### Data block
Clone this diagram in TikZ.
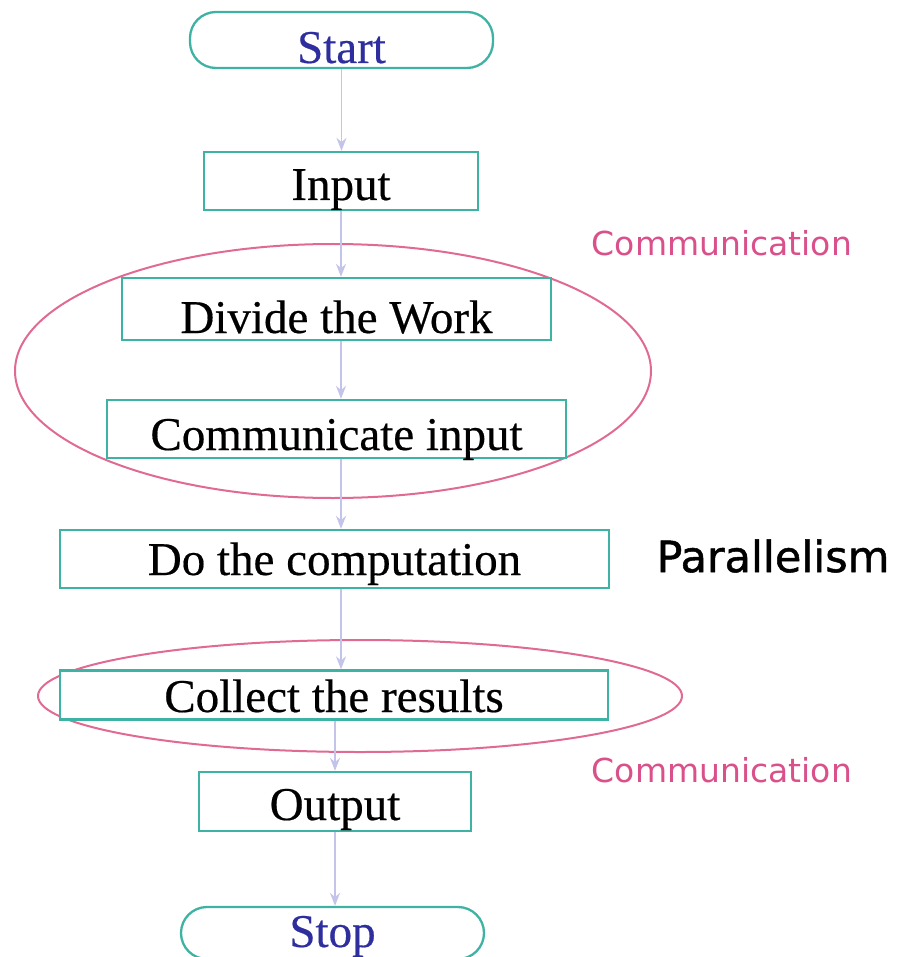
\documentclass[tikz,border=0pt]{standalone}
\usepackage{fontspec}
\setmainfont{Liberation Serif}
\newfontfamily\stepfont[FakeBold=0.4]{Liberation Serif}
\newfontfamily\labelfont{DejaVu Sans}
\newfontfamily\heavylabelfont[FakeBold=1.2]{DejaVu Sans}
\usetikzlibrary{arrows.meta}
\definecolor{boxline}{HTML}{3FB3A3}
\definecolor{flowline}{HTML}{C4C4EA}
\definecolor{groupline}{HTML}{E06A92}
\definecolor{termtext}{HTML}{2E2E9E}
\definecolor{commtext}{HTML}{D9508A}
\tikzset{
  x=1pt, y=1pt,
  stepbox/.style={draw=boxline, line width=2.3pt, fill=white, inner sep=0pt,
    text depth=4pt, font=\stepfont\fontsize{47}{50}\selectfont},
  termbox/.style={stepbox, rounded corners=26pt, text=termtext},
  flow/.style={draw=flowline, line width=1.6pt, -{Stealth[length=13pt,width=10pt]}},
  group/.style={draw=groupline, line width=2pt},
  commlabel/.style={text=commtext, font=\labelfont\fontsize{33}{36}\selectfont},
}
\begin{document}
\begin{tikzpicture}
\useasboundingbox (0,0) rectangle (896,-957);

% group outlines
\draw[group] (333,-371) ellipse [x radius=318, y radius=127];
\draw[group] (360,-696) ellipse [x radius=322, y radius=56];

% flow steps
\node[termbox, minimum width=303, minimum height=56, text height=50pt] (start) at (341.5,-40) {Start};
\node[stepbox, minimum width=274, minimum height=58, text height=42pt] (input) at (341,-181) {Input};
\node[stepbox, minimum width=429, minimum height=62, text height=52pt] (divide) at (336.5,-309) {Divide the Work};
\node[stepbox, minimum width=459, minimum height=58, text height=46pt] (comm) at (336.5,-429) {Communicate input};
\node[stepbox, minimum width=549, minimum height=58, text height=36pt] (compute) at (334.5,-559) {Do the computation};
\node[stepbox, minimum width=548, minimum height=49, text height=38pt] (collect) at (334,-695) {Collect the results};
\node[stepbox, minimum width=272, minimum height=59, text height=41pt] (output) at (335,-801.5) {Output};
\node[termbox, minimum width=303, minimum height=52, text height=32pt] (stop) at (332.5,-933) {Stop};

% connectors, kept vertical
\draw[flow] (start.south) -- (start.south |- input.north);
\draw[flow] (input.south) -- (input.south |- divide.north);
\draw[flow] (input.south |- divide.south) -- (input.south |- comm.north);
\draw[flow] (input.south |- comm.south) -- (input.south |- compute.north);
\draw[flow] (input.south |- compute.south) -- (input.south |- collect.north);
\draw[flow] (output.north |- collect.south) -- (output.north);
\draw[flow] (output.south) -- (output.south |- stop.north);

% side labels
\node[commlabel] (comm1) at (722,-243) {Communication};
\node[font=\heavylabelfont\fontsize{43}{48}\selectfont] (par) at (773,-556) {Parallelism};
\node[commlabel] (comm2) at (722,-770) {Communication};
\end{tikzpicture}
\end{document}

### Written instruction
Without the pictures, print the whole listing exactly as given.

### Solution to this problem
Clone this diagram in TikZ.
\documentclass[tikz,border=0pt]{standalone}
\usepackage{fontspec}
\setmainfont{Liberation Serif}
\newfontfamily\stepfont[FakeBold=0.4]{Liberation Serif}
\newfontfamily\labelfont{DejaVu Sans}
\newfontfamily\heavylabelfont[FakeBold=1.2]{DejaVu Sans}
\usetikzlibrary{arrows.meta}
\definecolor{boxline}{HTML}{3FB3A3}
\definecolor{flowline}{HTML}{C4C4EA}
\definecolor{groupline}{HTML}{E06A92}
\definecolor{termtext}{HTML}{2E2E9E}
\definecolor{commtext}{HTML}{D9508A}
\tikzset{
  x=1pt, y=1pt,
  stepbox/.style={draw=boxline, line width=2.3pt, fill=white, inner sep=0pt,
    text depth=4pt, font=\stepfont\fontsize{47}{50}\selectfont},
  termbox/.style={stepbox, rounded corners=26pt, text=termtext},
  flow/.style={draw=flowline, line width=1.6pt, -{Stealth[length=13pt,width=10pt]}},
  group/.style={draw=groupline, line width=2pt},
  commlabel/.style={text=commtext, font=\labelfont\fontsize{33}{36}\selectfont},
}
\begin{document}
\begin{tikzpicture}
\useasboundingbox (0,0) rectangle (896,-957);

% group outlines
\draw[group] (333,-371) ellipse [x radius=318, y radius=127];
\draw[group] (360,-696) ellipse [x radius=322, y radius=56];

% flow steps
\node[termbox, minimum width=303, minimum height=56, text height=50pt] (start) at (341.5,-40) {Start};
\node[stepbox, minimum width=274, minimum height=58, text height=42pt] (input) at (341,-181) {Input};
\node[stepbox, minimum width=429, minimum height=62, text height=52pt] (divide) at (336.5,-309) {Divide the Work};
\node[stepbox, minimum width=459, minimum height=58, text height=46pt] (comm) at (336.5,-429) {Communicate input};
\node[stepbox, minimum width=549, minimum height=58, text height=36pt] (compute) at (334.5,-559) {Do the computation};
\node[stepbox, minimum width=548, minimum height=49, text height=38pt] (collect) at (334,-695) {Collect the results};
\node[stepbox, minimum width=272, minimum height=59, text height=41pt] (output) at (335,-801.5) {Output};
\node[termbox, minimum width=303, minimum height=52, text height=32pt] (stop) at (332.5,-933) {Stop};

% connectors, kept vertical
\draw[flow] (start.south) -- (start.south |- input.north);
\draw[flow] (input.south) -- (input.south |- divide.north);
\draw[flow] (input.south |- divide.south) -- (input.south |- comm.north);
\draw[flow] (input.south |- comm.south) -- (input.south |- compute.north);
\draw[flow] (input.south |- compute.south) -- (input.south |- collect.north);
\draw[flow] (output.north |- collect.south) -- (output.north);
\draw[flow] (output.south) -- (output.south |- stop.north);

% side labels
\node[commlabel] (comm1) at (722,-243) {Communication};
\node[font=\heavylabelfont\fontsize{43}{48}\selectfont] (par) at (773,-556) {Parallelism};
\node[commlabel] (comm2) at (722,-770) {Communication};
\end{tikzpicture}
\end{document}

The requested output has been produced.